Teethed Glory And Injury is a record steeped in hurt, in pain and in eventual truth, and with their third full-length album, Altar Of Plagues have taken all that is theirs and wrought a work of bewildering yet almost unbearably resonant agony. It is an incredible, truly special thing to behold.
Moments of heart-dropping wonder – the clever pause between the heady stomp of Burnt Year and Twelve Was Ruin is enough to stop you dead in your tracks – colour an album that is both as far removed from the Irish group’s beginning as anything else they’ve done so far, yet is defiantly and uniquely recognisable in execution.
Altar Of Plagues have long been a deeply experimental band and 2011’s acclaimed Mammal saw them push even further away from the standard black metal blueprints of yore, and Teethed Glory And Injury is far beyond classification. Stunning opening track Mills ushers in the album soaked in a very deliberate atmosphere of discomfort, all stabbing, painful clashes of noise, electronic sweeps and intermittent, unpredictable hits on the drum, which leads into the devastating God Alone, a track that is utterly unrelenting in its suffering and the first song here to utilise gorgeous clean vocals to a wonderfully mesmerising effect.
Bittersweet passages of choral-laden vocal permeate the aforementioned Twelve Was Ruin before giving way to industrial tones and noise-led landscapes of pure, unadulterated desolation.

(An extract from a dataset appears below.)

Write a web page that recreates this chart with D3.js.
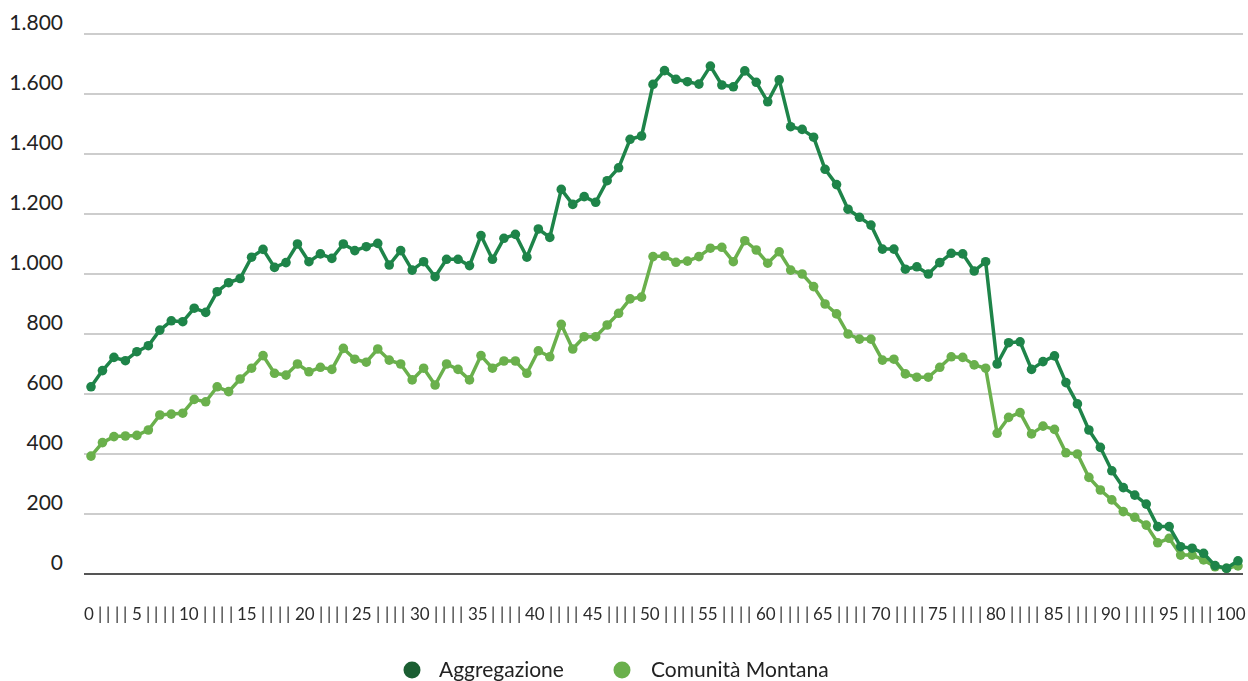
<!DOCTYPE html>
<html>
<head>
<meta charset="utf-8">
<script src="https://cdn.jsdelivr.net/npm/d3@7"></script>
<style>
  html, body { margin: 0; padding: 0; background: #fff; }
  svg { display: block; font-family: Lato, "Open Sans", sans-serif; }
  .xlabels { opacity: 0.995; will-change: transform; }
</style>
</head>
<body>
<svg id="chart" width="1248" height="681"></svg>
<script>
const categories = d3.range(0, 101);
const xTickLabels = categories.map(d => d % 5 === 0 ? String(d) : "|");
const yTicks = [0, 200, 400, 600, 800, 1000, 1200, 1400, 1600, 1800];
const seriesNames = ["Aggregazione", "Comunità Montana"];

const aggregazione = [
  624, 678, 722, 711, 741, 761, 813, 844, 841, 886,
  872, 941, 971, 985, 1056, 1082, 1022, 1038, 1100, 1041,
  1067, 1052, 1100, 1078, 1091, 1102, 1030, 1078, 1013, 1041,
  991, 1049, 1049, 1028, 1128, 1049, 1119, 1132, 1056, 1150,
  1122, 1282, 1232, 1258, 1239, 1311, 1354, 1449, 1460, 1632,
  1678, 1649, 1641, 1633, 1693, 1630, 1624, 1677, 1639, 1574,
  1647, 1491, 1482, 1456, 1349, 1298, 1216, 1189, 1163, 1083,
  1083, 1016, 1024, 1000, 1038, 1069, 1067, 1010, 1041, 700,
  771, 774, 682, 708, 727, 638, 567, 480, 422, 344,
  288, 263, 233, 158, 158, 91, 86, 69, 28, 19,
  44
];
const comunitaMontana = [
  393, 438, 458, 460, 462, 480, 530, 533, 536, 582,
  574, 624, 608, 650, 686, 728, 669, 663, 700, 674,
  689, 682, 752, 716, 706, 750, 713, 700, 647, 686,
  630, 700, 682, 647, 728, 686, 710, 710, 669, 744,
  724, 832, 750, 791, 791, 830, 869, 917, 923, 1058,
  1060, 1039, 1043, 1058, 1086, 1089, 1041, 1111, 1080, 1036,
  1074, 1013, 1000, 958, 900, 867, 800, 783, 783, 713,
  716, 667, 656, 656, 689, 724, 722, 697, 686, 469,
  522, 538, 467, 493, 482, 404, 400, 322, 280, 247,
  208, 189, 163, 104, 119, 63, 63, 47, 24, 19,
  27
];

const lineColors = ["#1e8449", "#6ab04c"];
const legendColors = ["#1b5e32", "#6ab04c"];

const svg = d3.select("#chart");

const x = d3.scalePoint().domain(categories).range([91, 1238]);
const y = d3.scaleLinear().domain([0, 1800]).range([574, 34]);

// gridlines
svg.append("g").selectAll("line")
  .data(yTicks.filter(d => d !== 0))
  .join("line")
  .attr("x1", 84).attr("x2", 1243)
  .attr("y1", d => y(d)).attr("y2", d => y(d))
  .attr("stroke", "#bdbdbd").attr("stroke-width", 1.5);

// y labels
svg.append("g").selectAll("text")
  .data(yTicks)
  .join("text")
  .attr("x", 63)
  .attr("y", d => y(d) - 4)
  .attr("text-anchor", "end")
  .attr("font-size", 21)
  .attr("fill", "#222")
  .text(d => d3.format(",")(d).replace(/,/g, "."));

// x labels: laid out as a continuous run of labels, spread across the axis width
const xl = svg.append("g").attr("class", "xlabels");
const labelNodes = xl.selectAll("text")
  .data(xTickLabels)
  .join("text")
  .attr("y", 620)
  .attr("font-size", 17)
  .attr("fill", "#2a2a2a")
  .text(d => d);
const widths = labelNodes.nodes().map(n => n.getComputedTextLength());
const xStart = 84, xEnd = 1246;
const totalW = d3.sum(widths);
const gap = (xEnd - xStart - totalW) / (xTickLabels.length - 1);
let cursor = xStart;
const starts = widths.map(w => { const s = cursor; cursor += w + gap; return s; });
labelNodes.attr("x", (d, i) => Math.round(starts[i]));

// baseline
svg.append("line")
  .attr("x1", 84).attr("x2", 1243)
  .attr("y1", y(0)).attr("y2", y(0))
  .attr("stroke", "#555").attr("stroke-width", 2);

const series = [aggregazione, comunitaMontana];
const line = d3.line().x((d, i) => x(categories[i])).y(d => y(d));

[1, 0].forEach(si => {
  const g = svg.append("g");
  g.append("path")
    .datum(series[si])
    .attr("d", line)
    .attr("fill", "none")
    .attr("stroke", lineColors[si])
    .attr("stroke-width", 3.5)
    .attr("stroke-linejoin", "round");
  g.selectAll("circle")
    .data(series[si])
    .join("circle")
    .attr("cx", (d, i) => x(categories[i]))
    .attr("cy", d => y(d))
    .attr("r", 4.8)
    .attr("fill", lineColors[si]);
});

// legend
const legendItems = [
  { cx: 412, tx: 439 },
  { cx: 622, tx: 651 }
];
const lg = svg.append("g");
seriesNames.forEach((name, i) => {
  lg.append("circle")
    .attr("cx", legendItems[i].cx).attr("cy", 670)
    .attr("r", 8.5).attr("fill", legendColors[i]);
  lg.append("text")
    .attr("x", legendItems[i].tx).attr("y", 670)
    .attr("dy", "0.35em")
    .attr("font-size", 21)
    .attr("fill", "#222")
    .text(name);
});
</script>
</body>
</html>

A Remedy And A Fever flows in currents of martial drum-lines and an overarching feeling of great, innate sadness before swells of clean vocal build beautifully behind desperately harsh intonations of anguish, giving Teethed Glory And Injury a brutal honesty in this often difficult journey we call life.
Reflection Pulse Remains closes the album in a manner to live long in the memory, as tormented guitar inflections and delirious, pained howls of ‘I am not here’ guide the waves of catharsis to the ultimate end. Altar Of Plagues are changed. And so are we.